TASK PROMPT: Only the lines from the start of the data through the line containing "import * as echarts from 'echarts';" should be written out, exactly as they are, with both ends included and the pictures left out.

PROVIDED DATA:
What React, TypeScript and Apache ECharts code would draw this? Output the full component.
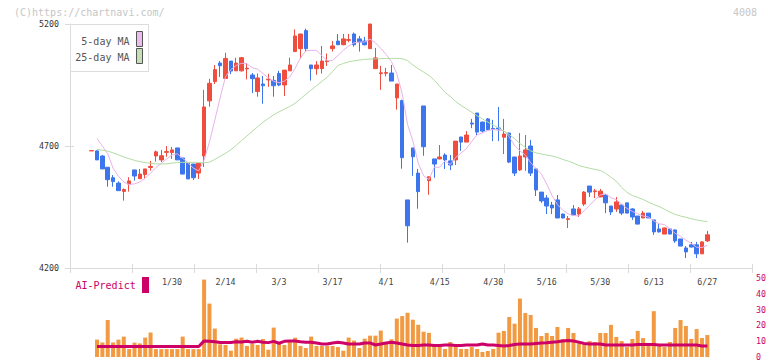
import React, { useEffect, useRef } from 'react';
import * as echarts from 'echarts';

const dates = [
  '1/8','1/9','1/10','1/14','1/15','1/16','1/17','1/20','1/21','1/22',
  '1/23','1/24','1/27','1/28','1/29','1/30','1/31','2/3','2/4','2/5',
  '2/6','2/7','2/10','2/12','2/13','2/14','2/17','2/18','2/19','2/20',
  '2/21','2/25','2/26','2/27','2/28','3/3','3/4','3/5','3/6','3/7',
  '3/10','3/11','3/12','3/13','3/14','3/17','3/18','3/19','3/21','3/24',
  '3/25','3/26','3/27','3/28','3/31','4/1','4/2','4/3','4/4','4/7',
  '4/8','4/9','4/10','4/11','4/14','4/15','4/16','4/17','4/18','4/21',
  '4/22','4/23','4/24','4/25','4/28','4/30','5/1','5/2','5/7','5/8',
  '5/9','5/12','5/13','5/14','5/15','5/16','5/19','5/20','5/21','5/22',
  '5/23','5/26','5/27','5/28','5/29','5/30','6/2','6/3','6/4','6/5',
  '6/6','6/9','6/10','6/11','6/12','6/13','6/16','6/17','6/18','6/19',
  '6/20','6/23','6/24','6/25','6/26','6/27'
];

const openPrices = [
  4680,4680,4659,4613,4570,4548,4514,4544,4602,4566,
  4583,4612,4659,4643,4674,4673,4692,4651,4630,4626,
  4589,4659,4885,4964,5040,4977,5048,5008,5008,5016,
  4991,4923,4954,4971,4969,4997,4950,5008,5087,5099,
  5173,5032,5017,5017,5046,5099,5130,5115,5133,5159,
  5139,5130,5099,5017,4997,4998,4999,4897,4886,4479,
  4692,4589,4864,4558,4647,4647,4663,4639,4643,4737,
  4716,4794,4835,4798,4811,4772,4774,4736,4753,4655,
  4602,4655,4700,4606,4511,4487,4458,4479,4421,4399,
  4442,4421,4462,4536,4513,4491,4499,4454,4442,4458,
  4467,4442,4413,4405,4425,4397,4360,4339,4360,4356,
  4319,4282,4295,4295,4258,4311
];
const closePrices = [
  4681,4643,4606,4562,4554,4517,4522,4557,4577,4585,
  4606,4616,4676,4660,4677,4684,4643,4585,4565,4570,
  4629,4860,4957,5013,5029,5059,5007,5040,5062,5019,
  4976,4979,4947,4974,4947,4950,5011,5032,5151,5159,
  5099,5017,5032,5048,5049,5110,5115,5139,5136,5115,
  5126,5115,5200,5061,5000,5001,4966,4954,4652,4373,
  4656,4513,4697,4574,4626,4655,4643,4622,4720,4716,
  4745,4790,4757,4761,4766,4768,4770,4749,4634,4589,
  4659,4684,4589,4520,4475,4454,4446,4405,4405,4402,
  4417,4442,4511,4511,4516,4515,4467,4430,4471,4425,
  4425,4409,4380,4425,4405,4348,4348,4364,4339,4311,
  4290,4266,4286,4258,4307,4336
];
const lowPrices = [
  4680,4643,4606,4533,4533,4517,4476,4513,4558,4566,
  4564,4599,4636,4634,4656,4647,4643,4585,4565,4561,
  4565,4614,4861,4954,4983,4977,4994,5008,5005,4973,
  4917,4902,4873,4942,4902,4945,4905,5008,5087,5058,
  5087,4968,4992,4997,5028,5087,5115,5113,5125,5107,
  5087,5112,5099,5017,4930,4985,4966,4849,4607,4304,
  4578,4443,4660,4500,4570,4645,4606,4601,4622,4680,
  4716,4773,4741,4755,4763,4720,4720,4667,4630,4577,
  4598,4598,4577,4495,4467,4421,4421,4405,4403,4364,
  4417,4409,4454,4491,4487,4491,4425,4417,4430,4417,
  4425,4397,4380,4405,4405,4336,4345,4339,4339,4303,
  4290,4241,4284,4241,4258,4307
];
const highPrices = [
  4681,4682,4663,4613,4581,4555,4526,4572,4602,4606,
  4606,4639,4681,4684,4700,4696,4692,4651,4630,4626,
  4629,4930,4975,5032,5048,5082,5048,5062,5065,5040,
  4999,4997,4987,4996,4987,5008,5011,5062,5178,5159,
  5181,5032,5048,5110,5079,5130,5159,5159,5159,5165,
  5151,5147,5200,5102,5028,5020,5032,4954,4890,4479,
  4692,4606,4864,4574,4647,4704,4670,4663,4720,4737,
  4761,4811,4835,4800,4815,4807,4860,4811,4755,4655,
  4753,4745,4725,4606,4511,4499,4471,4499,4423,4413,
  4458,4450,4515,4536,4524,4524,4502,4454,4491,4460,
  4467,4445,4413,4434,4425,4397,4380,4366,4364,4358,
  4319,4290,4307,4307,4309,4352
];

const ma5 = [
  null,4731,4700,4668,4609,4576,4552,4542,4545,4552,
  4569,4588,4612,4629,4647,4663,4668,4650,4631,4609,
  4598,4642,4716,4806,4898,4984,5013,5030,5039,5037,
  5021,5015,4997,4979,4965,4959,4966,4983,5018,5061,
  5090,5092,5092,5071,5049,5051,5071,5092,5110,5123,
  5126,5126,5138,5123,5100,5075,5046,4996,4915,4789,
  4720,4630,4578,4563,4613,4613,4639,4624,4653,4671,
  4689,4719,4746,4754,4764,4768,4764,4763,4737,4702,
  4680,4663,4631,4608,4585,4544,4497,4460,4437,4422,
  4415,4414,4435,4457,4479,4499,4504,4488,4480,4462,
  4444,4432,4422,4413,4409,4393,4381,4378,4361,4342,
  4330,4314,4301,4285,4284,4293
];
const ma25 = [
  null,4686,4683,4679,4672,4664,4655,4648,4641,4636,
  4632,4629,4627,4626,4627,4630,4632,4633,4633,4633,
  4632,4631,4634,4645,4658,4670,4685,4703,4722,4741,
  4760,4779,4797,4813,4828,4840,4851,4862,4875,4893,
  4912,4930,4947,4965,4982,5005,5030,5038,5045,5049,
  5052,5055,5056,5057,5058,5059,5059,5059,5058,5050,
  5032,5017,5003,4989,4970,4945,4920,4903,4882,4866,
  4853,4838,4824,4811,4798,4786,4774,4761,4747,4730,
  4710,4695,4680,4672,4667,4663,4659,4653,4645,4638,
  4630,4620,4614,4609,4604,4600,4588,4572,4555,4530,
  4510,4497,4489,4481,4470,4460,4452,4441,4429,4420,
  4413,4408,4402,4397,4393,4390
];

const volumeBars = [
  null,11.0,9.2,23.4,9.2,11.0,12.9,5.0,9.1,8.6,
  12.3,15.5,5.0,5.0,5.0,5.0,5.0,12.9,5.0,5.0,
  5.0,49.0,33.8,18.0,8.0,7.6,4.0,11.6,12.3,7.0,
  8.2,7.6,11.4,4.6,18.6,9.5,7.6,9.5,12.2,7.0,
  5.7,12.9,7.0,7.0,7.0,7.0,6.3,4.0,12.3,10.4,
  5.7,11.6,13.5,13.5,16.7,9.2,11.2,24.3,25.9,28.0,
  23.6,20.4,16.0,15.3,7.6,7.6,5.1,9.5,7.0,5.1,
  5.1,6.3,5.1,3.2,3.8,5.1,15.4,16.5,25.3,21.1,
  37.0,27.8,26.6,18.4,13.3,15.2,13.3,19.0,11.4,18.4,
  15.2,8.9,7.6,10.1,9.5,15.2,15.2,20.3,12.7,10.1,
  6.3,11.4,16.5,12.0,8.2,29.0,7.0,6.3,9.5,18.4,
  23.4,19.6,11.4,17.7,12.0,13.9
];
const aiPredict = [
  null,6.6,6.6,6.6,6.6,6.6,6.6,6.6,6.6,6.6,
  6.6,6.6,6.6,6.6,6.6,6.6,6.6,6.6,6.6,6.6,
  6.6,10.2,10.0,9.7,9.2,9.2,9.2,9.7,9.5,9.9,
  9.4,9.9,9.4,9.1,9.9,8.7,9.9,10.1,10.1,9.7,
  9.4,9.4,8.9,8.2,8.2,8.9,9.4,8.9,8.2,8.2,
  8.2,8.9,8.9,7.6,8.2,8.9,9.4,8.8,8.2,7.6,
  7.3,7.3,7.6,7.6,7.3,7.3,7.6,7.6,7.3,7.3,
  7.6,7.6,7.6,8.2,7.6,7.6,7.3,7.0,7.3,7.9,
  8.2,8.2,8.2,8.5,8.8,9.0,9.3,9.6,10.1,10.4,
  10.1,9.4,8.5,8.2,8.2,8.2,7.6,7.6,7.6,7.6,
  7.6,7.6,7.9,7.9,7.9,7.9,7.6,7.6,7.6,7.6,
  7.6,7.6,7.6,7.6,7.0,7.0
];

const priceTicks = { min: 4200, max: 5200, step: 500 };
const volumeTicks = { min: 0, max: 50, step: 10 };

const MONO = '"DejaVu Sans Mono", monospace';
const RED = '#ef4d3d';
const BLUE = '#3d76ec';
const AXIS_GRAY = '#dadada';
const MAGENTA = '#cc0066';

export default function App() {
  const ref = useRef<HTMLDivElement>(null);

  useEffect(() => {
    if (!ref.current) return;
    const chart = echarts.init(ref.current, undefined, { renderer: 'svg' });
    const candles = dates.map((_, i) => [openPrices[i], closePrices[i], lowPrices[i], highPrices[i]]);

    const option: any = {
      animation: false,
      backgroundColor: '#ffffff',
      textStyle: { fontFamily: MONO },
      grid: [
        { left: 89, width: 621, top: 24, height: 244 },
        { left: 70, width: 682, top: 24, height: 244 },
        { left: 89, width: 621, top: 278, height: 79 },
      ],
      xAxis: [
        {
          type: 'category', gridIndex: 0, data: dates, boundaryGap: true, position: 'bottom',
          axisLine: { show: false }, axisTick: { show: false }, splitLine: { show: false },
          axisLabel: {
            interval: (i: number) => i >= 15 && (i - 15) % 10 === 0,
            margin: 10, color: '#444', fontSize: 8.3, fontFamily: MONO,
          },
        },
        {
          type: 'value', gridIndex: 1, min: 0, max: 11, interval: 1, position: 'bottom',
          axisLine: { show: true, lineStyle: { color: AXIS_GRAY, width: 1 } },
          axisTick: { show: true, length: 5, lineStyle: { color: AXIS_GRAY } },
          axisLabel: { show: false }, splitLine: { show: false },
        },
        {
          type: 'value', gridIndex: 1, min: 0, max: 11, interval: 1, position: 'bottom',
          axisLine: { show: false },
          axisTick: { show: true, inside: true, length: 4, lineStyle: { color: AXIS_GRAY } },
          axisLabel: { show: false }, splitLine: { show: false },
        },
        { type: 'category', gridIndex: 2, data: dates, boundaryGap: true, show: false },
      ],
      yAxis: [
        {
          type: 'value', gridIndex: 0, min: priceTicks.min, max: priceTicks.max, interval: priceTicks.step,
          position: 'left', offset: 19,
          axisLine: { show: true, lineStyle: { color: AXIS_GRAY, width: 1 } },
          axisTick: { show: true, length: 5, lineStyle: { color: AXIS_GRAY } },
          axisLabel: { margin: 11, color: '#333', fontSize: 8.3, fontFamily: MONO, formatter: (v: number) => String(v) },
          splitLine: { show: false },
        },
        {
          type: 'value', gridIndex: 0, min: priceTicks.min, max: priceTicks.max, interval: priceTicks.step,
          position: 'left', offset: 19,
          axisLine: { show: false },
          axisTick: { show: true, inside: true, length: 4, lineStyle: { color: AXIS_GRAY } },
          axisLabel: { show: false }, splitLine: { show: false },
        },
        { type: 'value', gridIndex: 1, show: false, min: 0, max: 1 },
        {
          type: 'value', gridIndex: 2, min: volumeTicks.min, max: volumeTicks.max, interval: volumeTicks.step,
          position: 'right', offset: 42,
          axisLine: { show: false }, axisTick: { show: false }, splitLine: { show: false },
          axisLabel: { margin: 4, color: MAGENTA, fontSize: 8.3, fontFamily: MONO, formatter: (v: number) => String(v) },
        },
      ],
      series: [
        {
          type: 'candlestick', xAxisIndex: 0, yAxisIndex: 0, data: candles, barWidth: 4,
          itemStyle: { color: RED, color0: BLUE, borderColor: RED, borderColor0: BLUE, borderWidth: 1 },
          z: 2,
        },
        {
          type: 'line', xAxisIndex: 0, yAxisIndex: 0, data: ma5, symbol: 'none',
          lineStyle: { color: '#e8b2ea', width: 1 }, z: 3,
        },
        {
          type: 'line', xAxisIndex: 0, yAxisIndex: 0, data: ma25, symbol: 'none',
          lineStyle: { color: '#b3dba3', width: 1 }, z: 3,
        },
        {
          type: 'bar', xAxisIndex: 3, yAxisIndex: 3, data: volumeBars, barWidth: 4,
          itemStyle: { color: '#f29a42' }, z: 2,
        },
        {
          type: 'line', xAxisIndex: 3, yAxisIndex: 3, data: aiPredict, symbol: 'none',
          lineStyle: { color: MAGENTA, width: 3 }, z: 3,
        },
      ],
      graphic: [
        {
          type: 'text', x: 14, y: 12, z: 10,
          style: { text: '(C)https://chartnavi.com/', fill: '#c6c6c6', font: `10px ${MONO}`, verticalAlign: 'middle', align: 'left' },
        },
        {
          type: 'text', x: 757, y: 12, z: 10,
          style: { text: '4008', fill: '#c6c6c6', font: `10px ${MONO}`, verticalAlign: 'middle', align: 'right' },
        },
        {
          type: 'rect', z: 10, shape: { x: 70.5, y: 24.5, width: 78, height: 47 },
          style: { fill: '#ffffff', stroke: '#dcdcdc', lineWidth: 1 },
        },
        {
          type: 'text', x: 129.5, y: 41, z: 11,
          style: { text: '5-day MA', fill: '#555', font: `10px ${MONO}`, verticalAlign: 'middle', align: 'right' },
        },
        {
          type: 'text', x: 129.5, y: 57, z: 11,
          style: { text: '25-day MA', fill: '#555', font: `10px ${MONO}`, verticalAlign: 'middle', align: 'right' },
        },
        {
          type: 'rect', z: 11, shape: { x: 136.5, y: 31.5, width: 6, height: 15 },
          style: { fill: '#ecbcec', stroke: '#555', lineWidth: 1 },
        },
        {
          type: 'rect', z: 11, shape: { x: 136.5, y: 48.5, width: 6, height: 15 },
          style: { fill: '#c2e0b4', stroke: '#555', lineWidth: 1 },
        },
        {
          type: 'text', x: 75.5, y: 285.5, z: 11,
          style: { text: 'AI-Predict', fill: MAGENTA, font: `10px ${MONO}`, verticalAlign: 'middle', align: 'left' },
        },
        {
          type: 'rect', z: 11, shape: { x: 142, y: 277, width: 7, height: 16 },
          style: { fill: MAGENTA },
        },
      ],
    };

    chart.setOption(option);
    return () => chart.dispose();
  }, []);

  return (
    <div
      ref={ref}
      style={{ position: 'fixed', left: 0, top: 0, width: 772, height: 361, background: '#fff' }}
    />
  );
}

SOLUTION TO THE EXERCISE:
What React, TypeScript and Apache ECharts code would draw this? Output the full component.
import React, { useEffect, useRef } from 'react';
import * as echarts from 'echarts';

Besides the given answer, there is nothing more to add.